__Data__.

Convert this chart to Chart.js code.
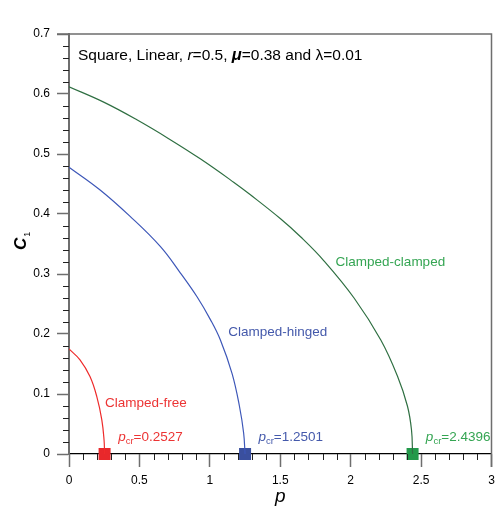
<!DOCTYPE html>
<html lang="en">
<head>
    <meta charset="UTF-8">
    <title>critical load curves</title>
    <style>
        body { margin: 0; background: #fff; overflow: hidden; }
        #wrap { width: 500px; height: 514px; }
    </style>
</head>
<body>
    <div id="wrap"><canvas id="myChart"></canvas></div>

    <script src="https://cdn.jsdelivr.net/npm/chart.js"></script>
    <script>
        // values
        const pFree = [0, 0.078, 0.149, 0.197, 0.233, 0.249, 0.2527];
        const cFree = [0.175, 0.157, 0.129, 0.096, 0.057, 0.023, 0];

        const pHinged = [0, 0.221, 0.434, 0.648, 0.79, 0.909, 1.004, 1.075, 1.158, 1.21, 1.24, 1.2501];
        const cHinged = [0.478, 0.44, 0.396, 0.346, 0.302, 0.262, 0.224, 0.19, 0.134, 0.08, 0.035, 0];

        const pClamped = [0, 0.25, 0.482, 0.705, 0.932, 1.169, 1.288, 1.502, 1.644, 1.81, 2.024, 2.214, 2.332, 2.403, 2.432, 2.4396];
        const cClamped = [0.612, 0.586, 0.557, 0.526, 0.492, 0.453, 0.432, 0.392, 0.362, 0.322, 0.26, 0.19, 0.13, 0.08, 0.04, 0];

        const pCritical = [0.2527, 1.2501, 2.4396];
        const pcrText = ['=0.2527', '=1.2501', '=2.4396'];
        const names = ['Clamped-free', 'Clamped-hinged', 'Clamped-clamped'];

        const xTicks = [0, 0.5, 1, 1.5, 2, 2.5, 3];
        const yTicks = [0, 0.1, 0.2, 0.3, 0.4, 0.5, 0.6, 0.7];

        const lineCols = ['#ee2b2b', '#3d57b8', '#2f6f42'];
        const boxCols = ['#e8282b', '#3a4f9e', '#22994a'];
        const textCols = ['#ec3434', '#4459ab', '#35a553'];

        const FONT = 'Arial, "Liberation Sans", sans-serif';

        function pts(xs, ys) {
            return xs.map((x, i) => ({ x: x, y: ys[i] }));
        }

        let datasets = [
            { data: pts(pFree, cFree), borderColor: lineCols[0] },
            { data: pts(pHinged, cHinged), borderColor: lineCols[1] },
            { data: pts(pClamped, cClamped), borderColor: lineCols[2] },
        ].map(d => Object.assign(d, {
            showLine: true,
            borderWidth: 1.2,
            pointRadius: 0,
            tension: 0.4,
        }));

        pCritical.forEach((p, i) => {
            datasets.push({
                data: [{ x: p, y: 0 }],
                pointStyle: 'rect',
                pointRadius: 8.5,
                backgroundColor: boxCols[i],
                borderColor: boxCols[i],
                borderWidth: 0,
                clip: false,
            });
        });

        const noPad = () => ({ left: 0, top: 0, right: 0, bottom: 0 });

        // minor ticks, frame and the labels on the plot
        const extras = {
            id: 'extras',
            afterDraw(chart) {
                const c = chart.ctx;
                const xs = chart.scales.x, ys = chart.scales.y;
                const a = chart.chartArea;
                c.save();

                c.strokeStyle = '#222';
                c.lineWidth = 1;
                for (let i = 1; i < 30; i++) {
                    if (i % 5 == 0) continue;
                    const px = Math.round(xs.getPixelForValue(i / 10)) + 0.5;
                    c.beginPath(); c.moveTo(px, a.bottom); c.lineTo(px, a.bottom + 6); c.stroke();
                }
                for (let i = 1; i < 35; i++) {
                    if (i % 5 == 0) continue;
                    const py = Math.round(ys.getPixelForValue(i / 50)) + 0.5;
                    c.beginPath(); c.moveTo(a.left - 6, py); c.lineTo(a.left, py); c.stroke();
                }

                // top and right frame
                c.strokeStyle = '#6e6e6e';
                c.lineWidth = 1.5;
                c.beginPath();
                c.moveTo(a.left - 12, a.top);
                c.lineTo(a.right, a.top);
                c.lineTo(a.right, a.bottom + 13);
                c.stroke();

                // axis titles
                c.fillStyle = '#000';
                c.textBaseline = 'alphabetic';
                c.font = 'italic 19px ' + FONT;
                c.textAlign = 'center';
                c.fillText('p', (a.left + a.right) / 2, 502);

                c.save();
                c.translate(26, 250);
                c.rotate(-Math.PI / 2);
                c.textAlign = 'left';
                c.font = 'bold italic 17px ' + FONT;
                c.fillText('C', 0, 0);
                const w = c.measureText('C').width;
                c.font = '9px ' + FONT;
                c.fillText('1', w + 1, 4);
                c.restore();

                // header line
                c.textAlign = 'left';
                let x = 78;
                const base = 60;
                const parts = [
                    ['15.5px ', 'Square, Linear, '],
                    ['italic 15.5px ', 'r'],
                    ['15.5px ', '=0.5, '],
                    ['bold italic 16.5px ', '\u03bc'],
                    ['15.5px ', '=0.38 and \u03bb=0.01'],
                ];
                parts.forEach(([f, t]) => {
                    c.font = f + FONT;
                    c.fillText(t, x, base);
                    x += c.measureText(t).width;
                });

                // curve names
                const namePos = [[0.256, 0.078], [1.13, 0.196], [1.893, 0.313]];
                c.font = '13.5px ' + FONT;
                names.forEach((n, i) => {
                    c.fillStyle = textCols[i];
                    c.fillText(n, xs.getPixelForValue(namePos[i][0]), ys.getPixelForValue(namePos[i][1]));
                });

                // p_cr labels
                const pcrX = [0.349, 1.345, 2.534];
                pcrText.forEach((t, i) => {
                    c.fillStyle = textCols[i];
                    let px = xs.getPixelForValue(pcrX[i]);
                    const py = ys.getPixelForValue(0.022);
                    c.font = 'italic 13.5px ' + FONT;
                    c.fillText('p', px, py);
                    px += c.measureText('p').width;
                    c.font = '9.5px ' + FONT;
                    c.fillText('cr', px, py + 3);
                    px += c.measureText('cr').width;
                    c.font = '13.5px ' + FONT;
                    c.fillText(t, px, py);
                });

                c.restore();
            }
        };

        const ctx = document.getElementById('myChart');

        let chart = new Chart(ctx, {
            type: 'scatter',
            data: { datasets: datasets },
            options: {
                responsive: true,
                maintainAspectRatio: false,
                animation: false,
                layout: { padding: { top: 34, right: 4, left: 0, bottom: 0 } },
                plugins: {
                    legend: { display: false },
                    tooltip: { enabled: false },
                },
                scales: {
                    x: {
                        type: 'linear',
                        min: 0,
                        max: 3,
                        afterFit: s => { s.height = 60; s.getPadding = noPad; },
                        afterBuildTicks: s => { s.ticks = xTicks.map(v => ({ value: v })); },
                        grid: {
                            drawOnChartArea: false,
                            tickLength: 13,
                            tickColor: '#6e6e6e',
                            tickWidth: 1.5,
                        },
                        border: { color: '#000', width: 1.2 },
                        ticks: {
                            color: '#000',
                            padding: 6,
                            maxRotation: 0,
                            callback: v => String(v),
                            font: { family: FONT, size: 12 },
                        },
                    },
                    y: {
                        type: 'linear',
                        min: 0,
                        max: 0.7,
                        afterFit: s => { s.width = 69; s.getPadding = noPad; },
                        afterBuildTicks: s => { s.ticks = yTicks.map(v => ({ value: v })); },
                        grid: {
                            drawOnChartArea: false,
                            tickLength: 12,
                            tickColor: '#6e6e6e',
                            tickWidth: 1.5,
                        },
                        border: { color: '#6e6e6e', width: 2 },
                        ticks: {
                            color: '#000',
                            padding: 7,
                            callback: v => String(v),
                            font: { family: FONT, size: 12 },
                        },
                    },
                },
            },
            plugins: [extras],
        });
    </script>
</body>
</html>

__Do this__. Your task is to reproduce exactly the lines from the start of the data above through the line containing "['Clamped-free', 'Clamped-hinged', 'Clamped-clamped'];", leaving every picture out.

__Correct response__.
Convert this chart to Chart.js code.
<!DOCTYPE html>
<html lang="en">
<head>
    <meta charset="UTF-8">
    <title>critical load curves</title>
    <style>
        body { margin: 0; background: #fff; overflow: hidden; }
        #wrap { width: 500px; height: 514px; }
    </style>
</head>
<body>
    <div id="wrap"><canvas id="myChart"></canvas></div>

    <script src="https://cdn.jsdelivr.net/npm/chart.js"></script>
    <script>
        // values
        const pFree = [0, 0.078, 0.149, 0.197, 0.233, 0.249, 0.2527];
        const cFree = [0.175, 0.157, 0.129, 0.096, 0.057, 0.023, 0];

        const pHinged = [0, 0.221, 0.434, 0.648, 0.79, 0.909, 1.004, 1.075, 1.158, 1.21, 1.24, 1.2501];
        const cHinged = [0.478, 0.44, 0.396, 0.346, 0.302, 0.262, 0.224, 0.19, 0.134, 0.08, 0.035, 0];

        const pClamped = [0, 0.25, 0.482, 0.705, 0.932, 1.169, 1.288, 1.502, 1.644, 1.81, 2.024, 2.214, 2.332, 2.403, 2.432, 2.4396];
        const cClamped = [0.612, 0.586, 0.557, 0.526, 0.492, 0.453, 0.432, 0.392, 0.362, 0.322, 0.26, 0.19, 0.13, 0.08, 0.04, 0];

        const pCritical = [0.2527, 1.2501, 2.4396];
        const pcrText = ['=0.2527', '=1.2501', '=2.4396'];
        const names = ['Clamped-free', 'Clamped-hinged', 'Clamped-clamped'];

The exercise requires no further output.